What I find amazing and I make a conscious effort not to do is talk about other ministries in my messages. What is it going to accomplish? Nine times out of ten if I do talk about the Catholics or Lutherans or SOMEONE I USED TO KNOW it is to pray for them or wish them well. What kind of pastor would I be if I kept talking about other ministries through my messages only to try and escalate my own ministry. The message that would send is “basically my church/ministry is so wrong and off base that I have to tear down other ministries/ministers in order to make mine look better.” This is what I would call “steeple envy.”

Over and over I hear people tell me to “just let it go and move on” when I hear my name referenced in messages that bash me. Some ministries have begun to wise up and not use my name because of backlash. However, I believe it is important to talk about. IN FACT I would encourage those that attend a church like this to re-examine what is being taught. I think people prefer to be taught Biblical principles and study deeper things rather than putting down other ministries so that theirs would be exalted. It appears that attitude does reflect leadership because in a church where this is the common practice (just listen to any podcast from a pastor/leader to figure out if it is true or not) than it is safe to assume the leadership is insecure and has quite a bit of steeple envy therefore causing it to over compensate.

Yes the day will come when I visit these churches unannounced. What a day that shall be.




Thursday, August 11, 2011

10 Things I learned Writing a Book

So it has been almost two months since the launch of my first but not last book. It has been quite a learning experience and so I will share with you ten things I have learned about the book writing process.

1.
(If you are married) It is very important that you have the support of your spouse. I am fortunate enough to have that. There will be those times where 10:00 p.m. you are all of a sudden feeling creative…it is great to have a spouse that understands that.
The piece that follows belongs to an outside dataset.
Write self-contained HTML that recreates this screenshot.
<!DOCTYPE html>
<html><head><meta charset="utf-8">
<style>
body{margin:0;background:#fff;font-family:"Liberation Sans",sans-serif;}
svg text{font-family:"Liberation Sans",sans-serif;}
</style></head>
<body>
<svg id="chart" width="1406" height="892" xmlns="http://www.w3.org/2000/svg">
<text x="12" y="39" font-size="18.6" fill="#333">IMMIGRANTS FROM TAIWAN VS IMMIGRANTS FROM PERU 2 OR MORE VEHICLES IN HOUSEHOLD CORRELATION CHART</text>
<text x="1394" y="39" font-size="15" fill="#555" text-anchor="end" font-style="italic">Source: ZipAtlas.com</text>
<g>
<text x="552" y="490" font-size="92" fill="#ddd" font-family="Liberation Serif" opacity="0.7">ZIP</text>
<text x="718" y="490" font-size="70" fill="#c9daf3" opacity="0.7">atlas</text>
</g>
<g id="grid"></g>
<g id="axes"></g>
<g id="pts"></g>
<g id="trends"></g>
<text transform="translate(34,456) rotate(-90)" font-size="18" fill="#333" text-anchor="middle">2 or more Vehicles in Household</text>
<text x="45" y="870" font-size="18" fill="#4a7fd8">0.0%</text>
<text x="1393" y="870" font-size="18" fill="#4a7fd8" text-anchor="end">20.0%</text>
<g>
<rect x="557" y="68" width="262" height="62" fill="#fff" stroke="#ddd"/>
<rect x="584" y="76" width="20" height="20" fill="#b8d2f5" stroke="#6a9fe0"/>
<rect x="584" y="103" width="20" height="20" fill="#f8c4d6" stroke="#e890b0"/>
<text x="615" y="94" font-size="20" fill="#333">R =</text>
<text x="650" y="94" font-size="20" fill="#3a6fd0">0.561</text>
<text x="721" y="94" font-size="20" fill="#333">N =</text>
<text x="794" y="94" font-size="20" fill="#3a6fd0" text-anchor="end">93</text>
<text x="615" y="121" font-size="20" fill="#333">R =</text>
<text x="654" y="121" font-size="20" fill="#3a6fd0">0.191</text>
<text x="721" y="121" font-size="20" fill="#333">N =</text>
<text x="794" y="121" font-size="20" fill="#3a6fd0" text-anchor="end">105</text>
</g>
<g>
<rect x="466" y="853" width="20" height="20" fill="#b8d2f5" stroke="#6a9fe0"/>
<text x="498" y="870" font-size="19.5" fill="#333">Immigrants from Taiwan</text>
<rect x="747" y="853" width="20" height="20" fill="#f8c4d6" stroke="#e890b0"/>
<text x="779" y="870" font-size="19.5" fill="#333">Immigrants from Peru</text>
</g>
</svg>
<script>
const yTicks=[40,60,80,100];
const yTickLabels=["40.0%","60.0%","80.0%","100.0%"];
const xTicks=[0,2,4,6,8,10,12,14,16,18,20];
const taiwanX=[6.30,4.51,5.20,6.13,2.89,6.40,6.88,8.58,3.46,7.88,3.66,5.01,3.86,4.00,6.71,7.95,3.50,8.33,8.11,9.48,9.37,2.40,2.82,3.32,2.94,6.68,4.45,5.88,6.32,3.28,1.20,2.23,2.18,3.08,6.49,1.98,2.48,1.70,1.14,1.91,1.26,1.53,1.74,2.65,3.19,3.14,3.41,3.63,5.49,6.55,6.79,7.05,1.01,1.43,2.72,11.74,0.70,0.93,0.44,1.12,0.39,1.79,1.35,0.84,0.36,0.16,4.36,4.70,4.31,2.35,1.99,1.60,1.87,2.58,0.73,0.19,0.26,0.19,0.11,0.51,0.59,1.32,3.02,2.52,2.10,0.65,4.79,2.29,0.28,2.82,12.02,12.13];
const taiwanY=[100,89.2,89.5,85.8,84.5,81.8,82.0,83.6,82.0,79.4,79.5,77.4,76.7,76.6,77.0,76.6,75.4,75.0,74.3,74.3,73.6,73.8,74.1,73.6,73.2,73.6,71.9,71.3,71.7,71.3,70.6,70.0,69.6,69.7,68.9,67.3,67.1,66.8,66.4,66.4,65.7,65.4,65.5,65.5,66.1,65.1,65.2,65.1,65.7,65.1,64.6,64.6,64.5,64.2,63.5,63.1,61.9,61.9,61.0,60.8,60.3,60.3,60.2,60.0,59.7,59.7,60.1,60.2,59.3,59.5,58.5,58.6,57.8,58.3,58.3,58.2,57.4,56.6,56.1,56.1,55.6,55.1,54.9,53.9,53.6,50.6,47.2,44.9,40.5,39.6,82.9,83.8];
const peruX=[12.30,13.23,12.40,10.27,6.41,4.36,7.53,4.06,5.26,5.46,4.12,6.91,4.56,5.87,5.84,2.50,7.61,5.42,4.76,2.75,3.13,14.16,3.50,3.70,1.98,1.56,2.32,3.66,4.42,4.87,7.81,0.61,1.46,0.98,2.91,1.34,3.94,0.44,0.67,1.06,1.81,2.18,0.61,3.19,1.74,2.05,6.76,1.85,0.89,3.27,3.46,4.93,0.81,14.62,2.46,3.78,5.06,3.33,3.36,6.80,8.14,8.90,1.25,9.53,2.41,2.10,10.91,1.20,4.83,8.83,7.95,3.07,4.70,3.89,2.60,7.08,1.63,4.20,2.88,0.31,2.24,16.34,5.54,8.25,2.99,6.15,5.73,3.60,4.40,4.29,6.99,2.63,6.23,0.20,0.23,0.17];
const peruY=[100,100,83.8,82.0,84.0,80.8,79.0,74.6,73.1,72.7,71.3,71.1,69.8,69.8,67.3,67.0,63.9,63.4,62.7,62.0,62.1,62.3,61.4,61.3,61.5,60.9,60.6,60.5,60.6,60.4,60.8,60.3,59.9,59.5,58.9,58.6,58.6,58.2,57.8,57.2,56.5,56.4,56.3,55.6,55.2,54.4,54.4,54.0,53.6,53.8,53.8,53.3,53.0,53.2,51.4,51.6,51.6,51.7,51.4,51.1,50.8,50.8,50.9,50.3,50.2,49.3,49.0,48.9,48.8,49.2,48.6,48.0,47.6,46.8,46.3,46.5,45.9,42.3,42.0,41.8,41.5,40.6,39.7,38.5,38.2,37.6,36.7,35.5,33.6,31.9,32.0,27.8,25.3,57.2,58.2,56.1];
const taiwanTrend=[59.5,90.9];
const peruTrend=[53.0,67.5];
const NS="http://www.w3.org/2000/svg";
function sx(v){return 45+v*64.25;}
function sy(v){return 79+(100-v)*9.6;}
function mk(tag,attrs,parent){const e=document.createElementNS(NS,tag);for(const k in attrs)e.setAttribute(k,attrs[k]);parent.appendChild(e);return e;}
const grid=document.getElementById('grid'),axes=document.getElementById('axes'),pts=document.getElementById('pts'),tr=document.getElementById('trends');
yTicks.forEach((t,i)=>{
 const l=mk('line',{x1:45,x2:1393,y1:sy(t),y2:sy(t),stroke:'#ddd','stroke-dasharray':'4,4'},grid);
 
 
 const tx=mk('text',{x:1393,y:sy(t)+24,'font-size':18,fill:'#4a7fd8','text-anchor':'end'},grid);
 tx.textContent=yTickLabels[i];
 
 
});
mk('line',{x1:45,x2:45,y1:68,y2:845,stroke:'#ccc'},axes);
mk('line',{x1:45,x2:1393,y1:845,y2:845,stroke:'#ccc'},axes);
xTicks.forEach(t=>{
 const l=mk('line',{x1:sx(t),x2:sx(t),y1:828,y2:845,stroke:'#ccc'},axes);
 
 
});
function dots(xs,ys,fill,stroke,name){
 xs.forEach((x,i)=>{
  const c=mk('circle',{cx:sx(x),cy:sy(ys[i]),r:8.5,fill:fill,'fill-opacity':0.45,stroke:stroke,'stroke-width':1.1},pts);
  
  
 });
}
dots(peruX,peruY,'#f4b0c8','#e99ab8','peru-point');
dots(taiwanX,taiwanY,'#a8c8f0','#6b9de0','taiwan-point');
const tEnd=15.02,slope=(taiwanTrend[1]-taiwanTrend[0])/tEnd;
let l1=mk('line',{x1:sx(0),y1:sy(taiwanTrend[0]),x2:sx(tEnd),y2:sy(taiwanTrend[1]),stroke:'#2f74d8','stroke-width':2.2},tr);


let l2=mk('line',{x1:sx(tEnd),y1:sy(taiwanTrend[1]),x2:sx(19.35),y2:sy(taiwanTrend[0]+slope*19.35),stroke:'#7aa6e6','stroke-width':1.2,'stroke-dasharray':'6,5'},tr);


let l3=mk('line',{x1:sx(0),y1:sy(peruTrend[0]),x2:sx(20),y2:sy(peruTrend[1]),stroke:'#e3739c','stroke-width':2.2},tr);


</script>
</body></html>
2. If you are not writing about something vanilla then don’t expect to get the endorsement from people/organizations you would have thought or asked. People get very nervous around people who are not afraid to look at things differently and truly share their opinion. This point was and remains a huge let down for me. Unreturned emails and phone calls are something I would never expect but it happens.

3. You can expect to get endorsements from those you least likely expected. I was amazed and blessed by those who are simply jazzed by authentic conversation and opinions. From missionaries to those would call themselves atheists, I got endorsements from these people. Awesome.

4. Be sure to get a great publisher. I am blessed to have one and it makes the process all the more easy.

5. People automatically assume because you wrote a book then you must be rich. Quite simply put….NOPE. I went the route of self-publishing and that is no different than an independent artist…lots of leg work.

6. Surprisingly those who you thought as near friends will end up bailing because your thoughts are not their thoughts. Again…people get very nervous around people who are not afraid to look at things differently and truly share their opinion.

7. It is amazing how many people mention “I am not sure about your book…would you mind giving me a free one?” What?

8. Don’t release your book too soon. As my friend, Darin Hufford told me “There is a lot of preliminary work that needs to be done before you launch your book.” I now know that to be true.

9. Self-publishing is a great route to go. If you do get picked up with a book deal stay true to who you are.

10. No matter how silly or irrelevant something may be that you are writing…use it. I am simply amazed at the comments I get from people on entries in my book that I thought were actually kind of goofy.

Fact of the matter is that the book writing process is long, fun, hard, great, difficult and yet rewarding. My biggest let down has not been lack of sales. The fact is I gave away many copies. My biggest let down is with those who I thought would have supported this project. Ah well…the things you learn to make the journey all the sweeter. I sure have made many new friends through the process and for that I am so grateful!